Probability sampling seems almost magical. You talk to just 650 residents of a state like Ohio with 7.8 million registered voters. If everything goes right, there's a 95% chance the true proportion of the millions planning to vote for a candidate will fall within 4 percentage points on either side of the proportion in your small sample who prefer that office-seeker.
So there's a plus-or-minus-4-percentage-point sampling error around the estimate of each candidate's popularity. In Ohio, the sample showed Mr. Bush commanded the allegiance of 46% of likely voters. So he could be the favorite of as many as 50% of population sampled, or as few as 42%. With a sample estimate of 45%, Mr. Kerry could be the choice of 49% or as few as 41%.
The overlap is so great the poll can't tell you who's ahead.
Of the seven states sampled in the Mercury News article, in only one -- Nevada -- does the margin found in the poll exceed the margins of error around each candidate. The poll showed Bush with a 10-percentage-point lead in the Silver State.
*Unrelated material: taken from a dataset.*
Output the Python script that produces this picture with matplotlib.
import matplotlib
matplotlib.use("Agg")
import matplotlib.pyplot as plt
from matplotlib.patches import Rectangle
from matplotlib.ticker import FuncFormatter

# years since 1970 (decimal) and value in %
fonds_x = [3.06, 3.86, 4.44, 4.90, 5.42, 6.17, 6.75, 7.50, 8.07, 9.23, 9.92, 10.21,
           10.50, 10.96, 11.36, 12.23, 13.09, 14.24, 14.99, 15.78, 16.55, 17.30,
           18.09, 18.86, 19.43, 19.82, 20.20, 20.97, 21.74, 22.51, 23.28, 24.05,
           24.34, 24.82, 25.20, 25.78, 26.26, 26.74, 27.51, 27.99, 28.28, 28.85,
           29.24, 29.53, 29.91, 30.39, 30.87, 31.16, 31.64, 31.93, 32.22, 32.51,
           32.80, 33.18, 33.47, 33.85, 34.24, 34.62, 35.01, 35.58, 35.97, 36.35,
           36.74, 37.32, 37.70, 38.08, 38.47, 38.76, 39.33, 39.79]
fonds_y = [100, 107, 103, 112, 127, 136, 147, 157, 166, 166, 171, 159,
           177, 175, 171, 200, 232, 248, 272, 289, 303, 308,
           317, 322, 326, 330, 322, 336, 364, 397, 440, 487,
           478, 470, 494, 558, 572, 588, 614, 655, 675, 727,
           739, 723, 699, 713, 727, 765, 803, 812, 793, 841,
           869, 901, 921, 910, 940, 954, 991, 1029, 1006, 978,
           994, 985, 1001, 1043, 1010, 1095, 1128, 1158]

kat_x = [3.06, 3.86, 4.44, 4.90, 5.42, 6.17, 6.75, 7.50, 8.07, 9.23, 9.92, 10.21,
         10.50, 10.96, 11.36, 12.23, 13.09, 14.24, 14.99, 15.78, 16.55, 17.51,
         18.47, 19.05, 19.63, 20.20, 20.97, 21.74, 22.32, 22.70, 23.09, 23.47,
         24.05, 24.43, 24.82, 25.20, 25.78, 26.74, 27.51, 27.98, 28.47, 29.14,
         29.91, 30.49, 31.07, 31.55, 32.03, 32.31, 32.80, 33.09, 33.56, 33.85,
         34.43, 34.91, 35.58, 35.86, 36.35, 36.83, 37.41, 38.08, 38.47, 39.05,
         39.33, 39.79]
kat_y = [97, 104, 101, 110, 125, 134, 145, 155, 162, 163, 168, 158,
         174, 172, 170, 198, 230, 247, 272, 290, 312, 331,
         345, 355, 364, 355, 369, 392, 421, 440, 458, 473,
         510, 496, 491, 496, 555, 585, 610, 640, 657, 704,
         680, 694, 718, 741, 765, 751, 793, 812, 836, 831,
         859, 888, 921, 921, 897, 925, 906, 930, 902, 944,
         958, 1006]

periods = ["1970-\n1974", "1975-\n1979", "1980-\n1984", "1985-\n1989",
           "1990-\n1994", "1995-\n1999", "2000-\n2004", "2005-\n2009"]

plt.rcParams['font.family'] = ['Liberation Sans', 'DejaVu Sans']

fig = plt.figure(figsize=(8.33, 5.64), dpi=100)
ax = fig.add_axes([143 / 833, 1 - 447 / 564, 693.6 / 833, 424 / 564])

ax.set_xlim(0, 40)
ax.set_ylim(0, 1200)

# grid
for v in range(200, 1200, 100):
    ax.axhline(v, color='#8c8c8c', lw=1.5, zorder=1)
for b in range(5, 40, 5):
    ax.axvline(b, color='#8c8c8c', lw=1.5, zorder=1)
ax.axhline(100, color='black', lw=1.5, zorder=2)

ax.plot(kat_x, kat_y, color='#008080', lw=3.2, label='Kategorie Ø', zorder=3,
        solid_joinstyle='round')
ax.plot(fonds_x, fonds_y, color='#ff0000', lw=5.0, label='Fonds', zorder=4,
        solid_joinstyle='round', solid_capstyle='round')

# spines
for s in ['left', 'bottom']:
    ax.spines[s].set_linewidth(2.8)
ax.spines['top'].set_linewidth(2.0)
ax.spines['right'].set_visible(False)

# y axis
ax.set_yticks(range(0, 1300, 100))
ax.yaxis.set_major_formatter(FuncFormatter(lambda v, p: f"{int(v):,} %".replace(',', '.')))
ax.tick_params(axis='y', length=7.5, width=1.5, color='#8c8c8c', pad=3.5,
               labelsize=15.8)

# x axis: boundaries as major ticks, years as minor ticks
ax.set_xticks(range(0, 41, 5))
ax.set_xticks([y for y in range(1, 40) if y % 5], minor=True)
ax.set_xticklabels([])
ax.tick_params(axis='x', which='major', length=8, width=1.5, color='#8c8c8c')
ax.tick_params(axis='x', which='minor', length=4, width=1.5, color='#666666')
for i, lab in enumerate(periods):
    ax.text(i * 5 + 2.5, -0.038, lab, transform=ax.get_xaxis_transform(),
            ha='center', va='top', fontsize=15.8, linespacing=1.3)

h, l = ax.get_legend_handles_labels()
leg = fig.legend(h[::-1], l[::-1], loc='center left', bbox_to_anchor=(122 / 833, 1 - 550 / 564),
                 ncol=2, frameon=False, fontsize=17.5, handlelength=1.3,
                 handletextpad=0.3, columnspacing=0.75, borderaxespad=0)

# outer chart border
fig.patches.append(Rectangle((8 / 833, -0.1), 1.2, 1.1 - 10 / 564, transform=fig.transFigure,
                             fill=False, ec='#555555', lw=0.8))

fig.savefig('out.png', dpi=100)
The sample mean, Bush's 46% and Kerry's 45%, is the best guess of the true proportion for each candidate in Ohio. But it's only an estimate. There's a declining, but real, chance the true proportion lies toward one or the other end of each candidates' error margin.
Rather than ignoring margins of sampling error, news media should consider them conservative estimates of inaccuracy.
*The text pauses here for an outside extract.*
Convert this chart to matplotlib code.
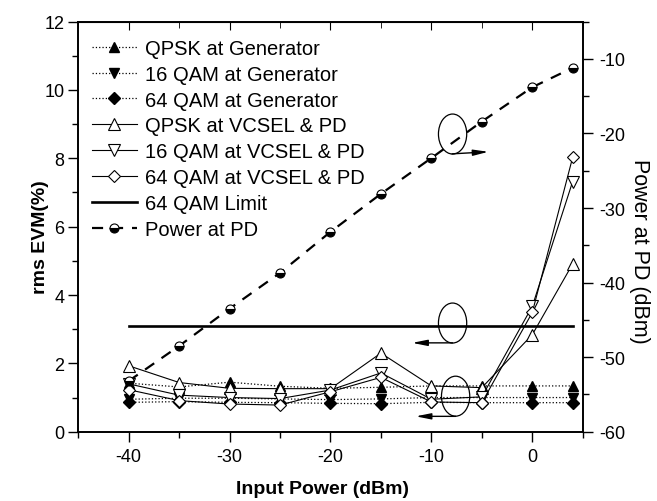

Almost all modern polls are prone to a host of errors. The logic of probability polling depends on every member of the population having an equal chance of being included in the poll. That's almost never the case.
Some people screen out calls from pollsters, or aren't home when they call, or don't speak the poll-takers' language, or aren't included in the list of numbers because they own only a cell phone, or wish to keep their vote a secret. To the extent that those excluded differ from those who answer, the poll loses accuracy.
The wording of polls, the definition of "likely voters," even the order of questions can also introduce bias.
During this campaign season we have seen many polls asking the same question -- for example, "who won the debate?" -- of the same population at the same time, but coming up with answers far outside the margins of sampling error.
Grade the News conducted an analysis of the accuracy of Bay Area and California polls in 2000. We compared the actual difference between the winning and losing candidate or ballot measure with the predictions of the margin of victory in the poll taken closest to Election Day. We found fewer than half the poll predictions fell within their stated margins of error multiplied by two. The analysis was designed by Warren Mitofsky, one of the nation’s most respected and veteran pollsters.
Given these problems, reporters ought not place too much faith in any single poll. Averaging is a good idea. Paying attention to trends is another. In the Knight Ridder story, the reporter notes that earlier polls showed Bush with a likely lead. Kerry's rising numbers should have raised a further warning flag about the president's "lead.".
Mercury News editor Rich Ramirez has acknowledged the error and promised a correction. We have alerted Chris Lopez, managing editor of the Times and will post any reply he may provide.
Story: Washington Post pollster discusses poll accuracy
The poll story that we ran on Thursday, Oct. 21 reported
1. That Knight Ridder conducted a poll that showed someone was ahead.
2. That the differences between the two candidates in most of the states polled was too small to be statistically significant, because it was within the margin of error.
These are both accurate statements and NOT contradictory. The poll said the candidate was ahead; we said the difference between the candidate and his opponent was too small to be of great significance. I believe readers are smart enough to absorb this information accurately.
In an election this close, most polls in the contested states are going to be within the margin of error. Yet, for all their flaws -- and there are many -- polls do give some indication of what may be happening. They are not predictive. They don't say what's going to happen on election day.
They reflect only what a group of people told a pollster at the moment he or she called. Is that perfect? Heck no, far from it. But it does provide a clue to the thoughts of what clearly is a fluid electorate.
I believe these nuances were captured in the story. What is more difficult for us is a headline that does not do as well capturing nuance, though the deck head -- "But leads not solid in several battlegrounds he won in 2000 election" -- certainly helps.
I'm sure that after this election, there will be stories written that "the polls were wrong." Again. And perhaps some of them were. Others may turn out to be wrong even if they were right when they were taken. They're polls -- not results. Clearly, I have more confidence than you that people are smart enough to understand that distinction.